Information shown »
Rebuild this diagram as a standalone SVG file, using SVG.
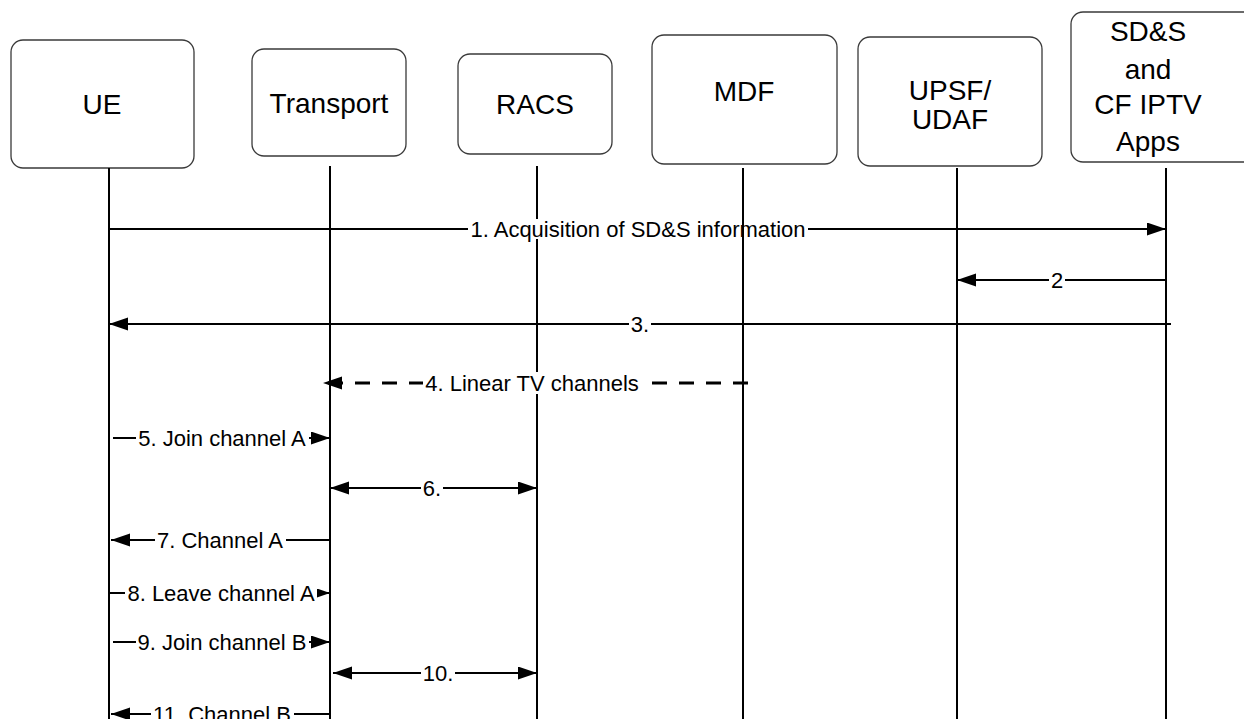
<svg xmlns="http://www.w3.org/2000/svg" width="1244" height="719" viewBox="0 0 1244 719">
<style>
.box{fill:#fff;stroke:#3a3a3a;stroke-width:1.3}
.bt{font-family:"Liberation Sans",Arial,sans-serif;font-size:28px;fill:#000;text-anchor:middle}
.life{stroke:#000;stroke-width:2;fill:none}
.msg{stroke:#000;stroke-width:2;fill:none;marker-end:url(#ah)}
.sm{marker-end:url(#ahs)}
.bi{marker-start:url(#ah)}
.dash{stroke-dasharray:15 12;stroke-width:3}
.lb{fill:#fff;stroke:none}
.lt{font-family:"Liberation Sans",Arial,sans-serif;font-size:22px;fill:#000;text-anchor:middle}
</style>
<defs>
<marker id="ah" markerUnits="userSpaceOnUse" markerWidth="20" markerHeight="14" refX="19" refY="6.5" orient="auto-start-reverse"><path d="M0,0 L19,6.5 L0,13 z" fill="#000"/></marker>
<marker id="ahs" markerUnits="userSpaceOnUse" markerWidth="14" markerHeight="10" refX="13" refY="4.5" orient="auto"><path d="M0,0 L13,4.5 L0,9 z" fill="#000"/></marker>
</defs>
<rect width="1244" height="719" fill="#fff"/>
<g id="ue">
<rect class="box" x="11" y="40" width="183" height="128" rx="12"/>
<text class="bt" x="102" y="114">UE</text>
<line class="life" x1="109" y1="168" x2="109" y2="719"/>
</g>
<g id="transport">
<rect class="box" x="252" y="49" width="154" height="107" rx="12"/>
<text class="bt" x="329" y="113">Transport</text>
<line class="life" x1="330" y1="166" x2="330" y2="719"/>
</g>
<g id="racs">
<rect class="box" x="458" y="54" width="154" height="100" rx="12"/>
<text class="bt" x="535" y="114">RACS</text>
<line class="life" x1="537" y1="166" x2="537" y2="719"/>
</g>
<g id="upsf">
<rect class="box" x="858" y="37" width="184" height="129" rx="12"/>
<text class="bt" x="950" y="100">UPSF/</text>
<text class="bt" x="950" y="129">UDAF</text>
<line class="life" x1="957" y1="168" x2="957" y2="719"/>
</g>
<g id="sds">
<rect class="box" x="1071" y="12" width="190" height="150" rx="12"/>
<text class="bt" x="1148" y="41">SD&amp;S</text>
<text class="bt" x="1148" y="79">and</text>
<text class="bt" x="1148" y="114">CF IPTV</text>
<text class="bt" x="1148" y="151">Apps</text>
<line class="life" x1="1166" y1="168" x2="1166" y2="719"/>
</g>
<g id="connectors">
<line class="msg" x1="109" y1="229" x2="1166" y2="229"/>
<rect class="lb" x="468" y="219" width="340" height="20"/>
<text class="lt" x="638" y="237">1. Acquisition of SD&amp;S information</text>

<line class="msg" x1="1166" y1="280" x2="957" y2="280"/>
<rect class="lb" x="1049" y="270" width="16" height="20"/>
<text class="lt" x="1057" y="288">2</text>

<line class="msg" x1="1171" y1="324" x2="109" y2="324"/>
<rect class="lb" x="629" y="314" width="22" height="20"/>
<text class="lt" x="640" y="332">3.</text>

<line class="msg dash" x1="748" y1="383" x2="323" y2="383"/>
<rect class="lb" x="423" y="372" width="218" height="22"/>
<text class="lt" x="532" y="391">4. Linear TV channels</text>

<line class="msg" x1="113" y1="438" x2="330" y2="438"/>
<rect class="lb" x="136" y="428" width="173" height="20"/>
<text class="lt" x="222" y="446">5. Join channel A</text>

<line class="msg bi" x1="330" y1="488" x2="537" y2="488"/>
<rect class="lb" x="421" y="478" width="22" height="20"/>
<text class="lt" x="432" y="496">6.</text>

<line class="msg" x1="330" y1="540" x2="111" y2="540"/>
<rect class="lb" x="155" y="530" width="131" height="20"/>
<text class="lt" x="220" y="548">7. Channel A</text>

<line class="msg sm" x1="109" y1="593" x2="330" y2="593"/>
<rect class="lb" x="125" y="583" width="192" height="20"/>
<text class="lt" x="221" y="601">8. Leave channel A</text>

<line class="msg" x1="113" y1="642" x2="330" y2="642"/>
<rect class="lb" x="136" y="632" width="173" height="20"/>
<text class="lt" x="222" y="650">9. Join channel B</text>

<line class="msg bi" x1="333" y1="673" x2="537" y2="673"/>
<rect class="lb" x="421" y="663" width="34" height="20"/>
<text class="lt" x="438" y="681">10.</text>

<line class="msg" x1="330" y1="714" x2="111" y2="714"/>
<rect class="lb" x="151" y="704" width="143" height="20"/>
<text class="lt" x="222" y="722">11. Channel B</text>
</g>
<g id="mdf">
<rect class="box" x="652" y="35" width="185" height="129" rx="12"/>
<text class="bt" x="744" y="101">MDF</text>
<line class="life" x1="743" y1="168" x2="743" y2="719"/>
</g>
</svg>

Problem requirements » Are you able to set down all the lines above exactly, without any pictures?

Written solution »
Rebuild this diagram as a standalone SVG file, using SVG.
<svg xmlns="http://www.w3.org/2000/svg" width="1244" height="719" viewBox="0 0 1244 719">
<style>
.box{fill:#fff;stroke:#3a3a3a;stroke-width:1.3}
.bt{font-family:"Liberation Sans",Arial,sans-serif;font-size:28px;fill:#000;text-anchor:middle}
.life{stroke:#000;stroke-width:2;fill:none}
.msg{stroke:#000;stroke-width:2;fill:none;marker-end:url(#ah)}
.sm{marker-end:url(#ahs)}
.bi{marker-start:url(#ah)}
.dash{stroke-dasharray:15 12;stroke-width:3}
.lb{fill:#fff;stroke:none}
.lt{font-family:"Liberation Sans",Arial,sans-serif;font-size:22px;fill:#000;text-anchor:middle}
</style>
<defs>
<marker id="ah" markerUnits="userSpaceOnUse" markerWidth="20" markerHeight="14" refX="19" refY="6.5" orient="auto-start-reverse"><path d="M0,0 L19,6.5 L0,13 z" fill="#000"/></marker>
<marker id="ahs" markerUnits="userSpaceOnUse" markerWidth="14" markerHeight="10" refX="13" refY="4.5" orient="auto"><path d="M0,0 L13,4.5 L0,9 z" fill="#000"/></marker>
</defs>
<rect width="1244" height="719" fill="#fff"/>
<g id="ue">
<rect class="box" x="11" y="40" width="183" height="128" rx="12"/>
<text class="bt" x="102" y="114">UE</text>
<line class="life" x1="109" y1="168" x2="109" y2="719"/>
</g>
<g id="transport">
<rect class="box" x="252" y="49" width="154" height="107" rx="12"/>
<text class="bt" x="329" y="113">Transport</text>
<line class="life" x1="330" y1="166" x2="330" y2="719"/>
</g>
<g id="racs">
<rect class="box" x="458" y="54" width="154" height="100" rx="12"/>
<text class="bt" x="535" y="114">RACS</text>
<line class="life" x1="537" y1="166" x2="537" y2="719"/>
</g>
<g id="upsf">
<rect class="box" x="858" y="37" width="184" height="129" rx="12"/>
<text class="bt" x="950" y="100">UPSF/</text>
<text class="bt" x="950" y="129">UDAF</text>
<line class="life" x1="957" y1="168" x2="957" y2="719"/>
</g>
<g id="sds">
<rect class="box" x="1071" y="12" width="190" height="150" rx="12"/>
<text class="bt" x="1148" y="41">SD&amp;S</text>
<text class="bt" x="1148" y="79">and</text>
<text class="bt" x="1148" y="114">CF IPTV</text>
<text class="bt" x="1148" y="151">Apps</text>
<line class="life" x1="1166" y1="168" x2="1166" y2="719"/>
</g>
<g id="connectors">
<line class="msg" x1="109" y1="229" x2="1166" y2="229"/>
<rect class="lb" x="468" y="219" width="340" height="20"/>
<text class="lt" x="638" y="237">1. Acquisition of SD&amp;S information</text>

<line class="msg" x1="1166" y1="280" x2="957" y2="280"/>
<rect class="lb" x="1049" y="270" width="16" height="20"/>
<text class="lt" x="1057" y="288">2</text>

<line class="msg" x1="1171" y1="324" x2="109" y2="324"/>
<rect class="lb" x="629" y="314" width="22" height="20"/>
<text class="lt" x="640" y="332">3.</text>

<line class="msg dash" x1="748" y1="383" x2="323" y2="383"/>
<rect class="lb" x="423" y="372" width="218" height="22"/>
<text class="lt" x="532" y="391">4. Linear TV channels</text>

<line class="msg" x1="113" y1="438" x2="330" y2="438"/>
<rect class="lb" x="136" y="428" width="173" height="20"/>
<text class="lt" x="222" y="446">5. Join channel A</text>

<line class="msg bi" x1="330" y1="488" x2="537" y2="488"/>
<rect class="lb" x="421" y="478" width="22" height="20"/>
<text class="lt" x="432" y="496">6.</text>

<line class="msg" x1="330" y1="540" x2="111" y2="540"/>
<rect class="lb" x="155" y="530" width="131" height="20"/>
<text class="lt" x="220" y="548">7. Channel A</text>

<line class="msg sm" x1="109" y1="593" x2="330" y2="593"/>
<rect class="lb" x="125" y="583" width="192" height="20"/>
<text class="lt" x="221" y="601">8. Leave channel A</text>

<line class="msg" x1="113" y1="642" x2="330" y2="642"/>
<rect class="lb" x="136" y="632" width="173" height="20"/>
<text class="lt" x="222" y="650">9. Join channel B</text>

<line class="msg bi" x1="333" y1="673" x2="537" y2="673"/>
<rect class="lb" x="421" y="663" width="34" height="20"/>
<text class="lt" x="438" y="681">10.</text>

<line class="msg" x1="330" y1="714" x2="111" y2="714"/>
<rect class="lb" x="151" y="704" width="143" height="20"/>
<text class="lt" x="222" y="722">11. Channel B</text>
</g>
<g id="mdf">
<rect class="box" x="652" y="35" width="185" height="129" rx="12"/>
<text class="bt" x="744" y="101">MDF</text>
<line class="life" x1="743" y1="168" x2="743" y2="719"/>
</g>
</svg>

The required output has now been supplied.